I have just started integrating Django with Scrapy.
Upon receiving the variable(that is Website url) on the Django side, I want to pass it to the scrapy part so as to crawl it.
This is the code snippet I wrote on the backend.
def post(self, request, format=None):
...
serializer = self.serializer_class(data=data)
if serializer.is_valid():
site = serializer.create(data)
domain = urlparse(site.url).netloc
site_id = site.id
settings = {
'unique_id': unique_id,
'USER_AGENT': 'Mozilla/5.0 (compatible; Googlebot/2.1; +http://www.google.com/bot.html)'
}
task = scrapyd.schedule('default', 'icrawler', settings=settings, url=url, domain=domain)
task = {
'task_id': task,
'unique_id': target_id,
'status': 'started'
}
resp = {
'task': task,
'data': serializer.data,
'status': status.HTTP_201_CREATED
}
return Response(resp)
else:
return Response(serializer.errors, status=status.HTTP_400_BAD_REQUEST)
I have created spider on the Django project called icrawler.py.

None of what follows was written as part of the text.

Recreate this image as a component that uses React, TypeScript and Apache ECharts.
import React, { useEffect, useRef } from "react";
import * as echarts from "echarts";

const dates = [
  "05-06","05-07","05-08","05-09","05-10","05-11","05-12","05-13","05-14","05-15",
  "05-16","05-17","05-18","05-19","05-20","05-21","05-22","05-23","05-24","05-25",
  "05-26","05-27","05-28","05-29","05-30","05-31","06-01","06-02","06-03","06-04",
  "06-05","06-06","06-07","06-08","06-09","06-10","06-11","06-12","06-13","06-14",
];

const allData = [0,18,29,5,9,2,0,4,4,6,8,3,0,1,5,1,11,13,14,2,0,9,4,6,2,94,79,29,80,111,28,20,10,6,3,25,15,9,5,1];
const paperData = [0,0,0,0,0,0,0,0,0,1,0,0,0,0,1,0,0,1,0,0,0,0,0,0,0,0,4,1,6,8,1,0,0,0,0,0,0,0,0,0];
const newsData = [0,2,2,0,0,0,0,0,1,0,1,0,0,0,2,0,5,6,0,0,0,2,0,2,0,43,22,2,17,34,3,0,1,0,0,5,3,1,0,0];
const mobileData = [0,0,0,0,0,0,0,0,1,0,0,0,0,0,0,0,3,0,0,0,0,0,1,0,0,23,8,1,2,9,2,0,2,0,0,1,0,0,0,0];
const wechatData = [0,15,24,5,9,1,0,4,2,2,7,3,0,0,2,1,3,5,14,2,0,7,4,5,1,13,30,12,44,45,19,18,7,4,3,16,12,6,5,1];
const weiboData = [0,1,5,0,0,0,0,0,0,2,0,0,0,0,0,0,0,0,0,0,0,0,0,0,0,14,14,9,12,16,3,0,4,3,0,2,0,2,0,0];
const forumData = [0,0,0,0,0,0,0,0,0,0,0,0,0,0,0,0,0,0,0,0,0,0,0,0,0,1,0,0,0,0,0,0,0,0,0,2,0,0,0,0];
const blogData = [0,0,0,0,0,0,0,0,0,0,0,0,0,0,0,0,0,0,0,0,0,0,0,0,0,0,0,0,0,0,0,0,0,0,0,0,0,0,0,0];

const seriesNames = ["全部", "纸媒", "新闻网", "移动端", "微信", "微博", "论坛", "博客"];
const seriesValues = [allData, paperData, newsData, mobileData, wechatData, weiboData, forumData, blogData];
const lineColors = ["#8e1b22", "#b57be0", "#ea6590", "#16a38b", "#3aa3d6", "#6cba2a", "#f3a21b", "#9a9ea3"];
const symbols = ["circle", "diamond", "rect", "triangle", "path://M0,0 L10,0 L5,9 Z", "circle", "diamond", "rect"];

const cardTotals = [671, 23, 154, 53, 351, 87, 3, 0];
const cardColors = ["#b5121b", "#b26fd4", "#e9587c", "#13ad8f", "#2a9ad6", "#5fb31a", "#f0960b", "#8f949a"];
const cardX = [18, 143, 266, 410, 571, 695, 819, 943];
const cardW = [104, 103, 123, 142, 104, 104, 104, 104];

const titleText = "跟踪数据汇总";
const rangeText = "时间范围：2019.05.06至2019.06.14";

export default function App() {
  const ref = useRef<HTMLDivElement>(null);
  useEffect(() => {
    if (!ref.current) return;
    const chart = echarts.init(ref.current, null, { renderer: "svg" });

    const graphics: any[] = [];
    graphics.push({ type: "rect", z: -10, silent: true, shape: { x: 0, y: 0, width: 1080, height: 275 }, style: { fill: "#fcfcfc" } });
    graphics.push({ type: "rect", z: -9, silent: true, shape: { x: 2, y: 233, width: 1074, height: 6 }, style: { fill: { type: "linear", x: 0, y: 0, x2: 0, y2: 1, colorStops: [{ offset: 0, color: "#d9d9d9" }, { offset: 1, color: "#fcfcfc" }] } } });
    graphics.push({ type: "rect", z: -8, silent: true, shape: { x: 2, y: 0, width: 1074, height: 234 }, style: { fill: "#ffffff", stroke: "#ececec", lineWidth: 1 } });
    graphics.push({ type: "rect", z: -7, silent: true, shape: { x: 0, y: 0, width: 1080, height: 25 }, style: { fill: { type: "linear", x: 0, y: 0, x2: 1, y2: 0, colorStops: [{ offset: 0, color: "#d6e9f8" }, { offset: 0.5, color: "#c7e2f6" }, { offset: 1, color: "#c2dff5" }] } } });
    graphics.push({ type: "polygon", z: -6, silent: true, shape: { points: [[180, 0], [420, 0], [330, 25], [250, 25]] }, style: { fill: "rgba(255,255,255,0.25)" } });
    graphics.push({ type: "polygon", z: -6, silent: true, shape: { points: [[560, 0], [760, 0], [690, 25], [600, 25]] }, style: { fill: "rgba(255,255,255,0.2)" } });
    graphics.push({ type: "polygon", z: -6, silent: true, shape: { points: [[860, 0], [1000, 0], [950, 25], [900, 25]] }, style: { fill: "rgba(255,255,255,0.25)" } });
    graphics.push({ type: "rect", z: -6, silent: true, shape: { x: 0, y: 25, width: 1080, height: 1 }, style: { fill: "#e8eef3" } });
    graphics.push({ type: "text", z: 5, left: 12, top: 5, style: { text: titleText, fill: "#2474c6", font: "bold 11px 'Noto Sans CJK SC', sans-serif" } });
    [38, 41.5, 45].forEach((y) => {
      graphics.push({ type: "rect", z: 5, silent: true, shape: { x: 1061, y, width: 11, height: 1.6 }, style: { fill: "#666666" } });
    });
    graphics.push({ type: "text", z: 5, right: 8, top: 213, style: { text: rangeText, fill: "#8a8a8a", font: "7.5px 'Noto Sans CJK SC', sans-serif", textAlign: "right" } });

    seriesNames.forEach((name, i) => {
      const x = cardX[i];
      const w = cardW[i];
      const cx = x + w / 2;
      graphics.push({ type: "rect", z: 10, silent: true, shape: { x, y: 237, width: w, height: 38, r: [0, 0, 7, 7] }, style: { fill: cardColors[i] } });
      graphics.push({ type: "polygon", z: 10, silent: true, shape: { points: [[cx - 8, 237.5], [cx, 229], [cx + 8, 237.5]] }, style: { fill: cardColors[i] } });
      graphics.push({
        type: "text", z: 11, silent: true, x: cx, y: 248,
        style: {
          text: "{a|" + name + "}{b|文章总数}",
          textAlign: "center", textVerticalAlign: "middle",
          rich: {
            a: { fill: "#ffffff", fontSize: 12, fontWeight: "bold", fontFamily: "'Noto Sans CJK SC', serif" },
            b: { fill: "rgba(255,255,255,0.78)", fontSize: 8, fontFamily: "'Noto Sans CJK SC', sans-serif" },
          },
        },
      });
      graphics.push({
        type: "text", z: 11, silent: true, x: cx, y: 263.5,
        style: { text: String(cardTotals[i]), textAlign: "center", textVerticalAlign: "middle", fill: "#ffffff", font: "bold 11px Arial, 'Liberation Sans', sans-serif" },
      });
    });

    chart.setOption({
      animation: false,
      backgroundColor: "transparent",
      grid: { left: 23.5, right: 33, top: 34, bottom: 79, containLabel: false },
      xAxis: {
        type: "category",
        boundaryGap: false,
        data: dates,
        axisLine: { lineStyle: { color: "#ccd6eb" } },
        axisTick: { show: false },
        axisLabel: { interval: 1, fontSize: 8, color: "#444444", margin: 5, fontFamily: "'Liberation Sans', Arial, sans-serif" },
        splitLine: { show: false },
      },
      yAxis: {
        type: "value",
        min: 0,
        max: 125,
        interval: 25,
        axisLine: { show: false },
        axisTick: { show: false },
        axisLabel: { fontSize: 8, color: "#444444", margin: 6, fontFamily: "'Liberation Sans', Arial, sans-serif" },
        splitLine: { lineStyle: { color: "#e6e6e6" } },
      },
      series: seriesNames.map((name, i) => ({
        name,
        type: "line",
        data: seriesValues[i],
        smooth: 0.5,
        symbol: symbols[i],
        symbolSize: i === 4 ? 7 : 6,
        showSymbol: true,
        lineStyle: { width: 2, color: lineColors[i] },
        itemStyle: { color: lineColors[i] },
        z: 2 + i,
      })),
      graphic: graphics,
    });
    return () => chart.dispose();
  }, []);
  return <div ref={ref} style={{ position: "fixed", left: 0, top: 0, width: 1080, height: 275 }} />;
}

class IcrawlerSpider(CrawlSpider):
name = 'icrawler'
allowed_domains = ['https://google.com']
start_urls = ['http://https://google.com/']
rules = (
Rule(LinkExtractor(allow=r'Items/'), callback='parse_item', follow=True),
)
def parse_item(self, response):
i = {}
return i
As you can see, there is allowed_domains = ['https://google.com']
and start_urls = ['http://https://google.com/']
in the spider.
But I want to replace it with variable passed from Django and start running crawler, upon receiving the variable on the django side.
I am not sure how I can implement it.